>> START Data

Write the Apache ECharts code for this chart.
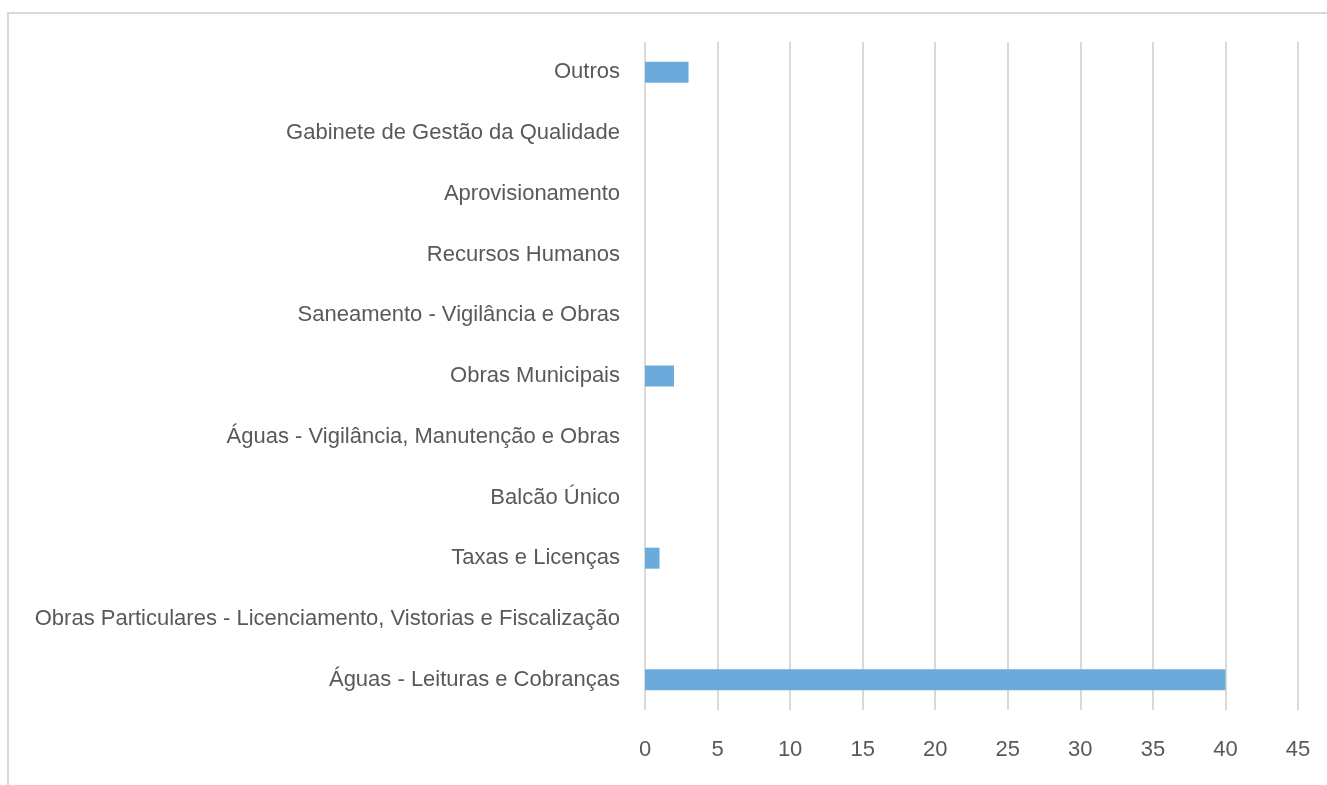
<!DOCTYPE html>
<html>
<head>
<meta charset="utf-8">
<script src="https://cdn.jsdelivr.net/npm/echarts@6/dist/echarts.min.js"></script>
<style>
  html, body { margin: 0; padding: 0; background: #fff; }
  #box { width: 1327px; height: 785px; }
</style>
</head>
<body>
<div id="box"></div>
<script>
// categorias (de baixo para cima)
var categorias = [
    'Águas - Leituras e Cobranças',
    'Obras Particulares - Licenciamento, Vistorias e Fiscalização',
    'Taxas e Licenças',
    'Balcão Único',
    'Águas - Vigilância, Manutenção e Obras',
    'Obras Municipais',
    'Saneamento - Vigilância e Obras',
    'Recursos Humanos',
    'Aprovisionamento',
    'Gabinete de Gestão da Qualidade',
    'Outros'
];
var valores = [40, 0, 1, 0, 0, 2, 0, 0, 0, 0, 3];
var eixoMin = 0, eixoMax = 45, eixoPasso = 5;

var chart = echarts.init(document.getElementById('box'));
var fonte = '"Liberation Sans Narrow", "Arial Narrow", "Liberation Sans", sans-serif';
var option = {
    backgroundColor: '#fff',
    animation: false,
    graphic: [{ // moldura
        type: 'rect',
        shape: { x: 8, y: 13, width: 1400, height: 900 },
        style: { fill: 'none', stroke: '#d9d9d9', lineWidth: 2 },
        silent: true
    }],
    grid: { left: 645, right: 29, top: 42, bottom: 75, containLabel: false },
    xAxis: {
        type: 'value',
        min: eixoMin, max: eixoMax, interval: eixoPasso,
        axisLine: { show: false },
        axisTick: { show: false },
        splitLine: { show: true, lineStyle: { color: '#d9d9d9', width: 2 } },
        axisLabel: { color: '#595959', fontSize: 22, fontFamily: fonte, margin: 29 }
    },
    yAxis: {
        type: 'category',
        data: categorias,
        axisLine: { show: false },
        axisTick: { show: false },
        axisLabel: { color: '#595959', fontSize: 22, fontFamily: fonte, margin: 25, interval: 0, padding: [3, 0, 0, 0] }
    },
    series: [{
        type: 'bar',
        data: valores,
        barWidth: 21,
        itemStyle: { color: '#6babdc' }
    }]
};
chart.setOption(option);
</script>
</body>
</html>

>> END Data

— Goal —
All of the material above should be reproduced exactly, except the pictures.

— Task output —
Write the Apache ECharts code for this chart.
<!DOCTYPE html>
<html>
<head>
<meta charset="utf-8">
<script src="https://cdn.jsdelivr.net/npm/echarts@6/dist/echarts.min.js"></script>
<style>
  html, body { margin: 0; padding: 0; background: #fff; }
  #box { width: 1327px; height: 785px; }
</style>
</head>
<body>
<div id="box"></div>
<script>
// categorias (de baixo para cima)
var categorias = [
    'Águas - Leituras e Cobranças',
    'Obras Particulares - Licenciamento, Vistorias e Fiscalização',
    'Taxas e Licenças',
    'Balcão Único',
    'Águas - Vigilância, Manutenção e Obras',
    'Obras Municipais',
    'Saneamento - Vigilância e Obras',
    'Recursos Humanos',
    'Aprovisionamento',
    'Gabinete de Gestão da Qualidade',
    'Outros'
];
var valores = [40, 0, 1, 0, 0, 2, 0, 0, 0, 0, 3];
var eixoMin = 0, eixoMax = 45, eixoPasso = 5;

var chart = echarts.init(document.getElementById('box'));
var fonte = '"Liberation Sans Narrow", "Arial Narrow", "Liberation Sans", sans-serif';
var option = {
    backgroundColor: '#fff',
    animation: false,
    graphic: [{ // moldura
        type: 'rect',
        shape: { x: 8, y: 13, width: 1400, height: 900 },
        style: { fill: 'none', stroke: '#d9d9d9', lineWidth: 2 },
        silent: true
    }],
    grid: { left: 645, right: 29, top: 42, bottom: 75, containLabel: false },
    xAxis: {
        type: 'value',
        min: eixoMin, max: eixoMax, interval: eixoPasso,
        axisLine: { show: false },
        axisTick: { show: false },
        splitLine: { show: true, lineStyle: { color: '#d9d9d9', width: 2 } },
        axisLabel: { color: '#595959', fontSize: 22, fontFamily: fonte, margin: 29 }
    },
    yAxis: {
        type: 'category',
        data: categorias,
        axisLine: { show: false },
        axisTick: { show: false },
        axisLabel: { color: '#595959', fontSize: 22, fontFamily: fonte, margin: 25, interval: 0, padding: [3, 0, 0, 0] }
    },
    series: [{
        type: 'bar',
        data: valores,
        barWidth: 21,
        itemStyle: { color: '#6babdc' }
    }]
};
chart.setOption(option);
</script>
</body>
</html>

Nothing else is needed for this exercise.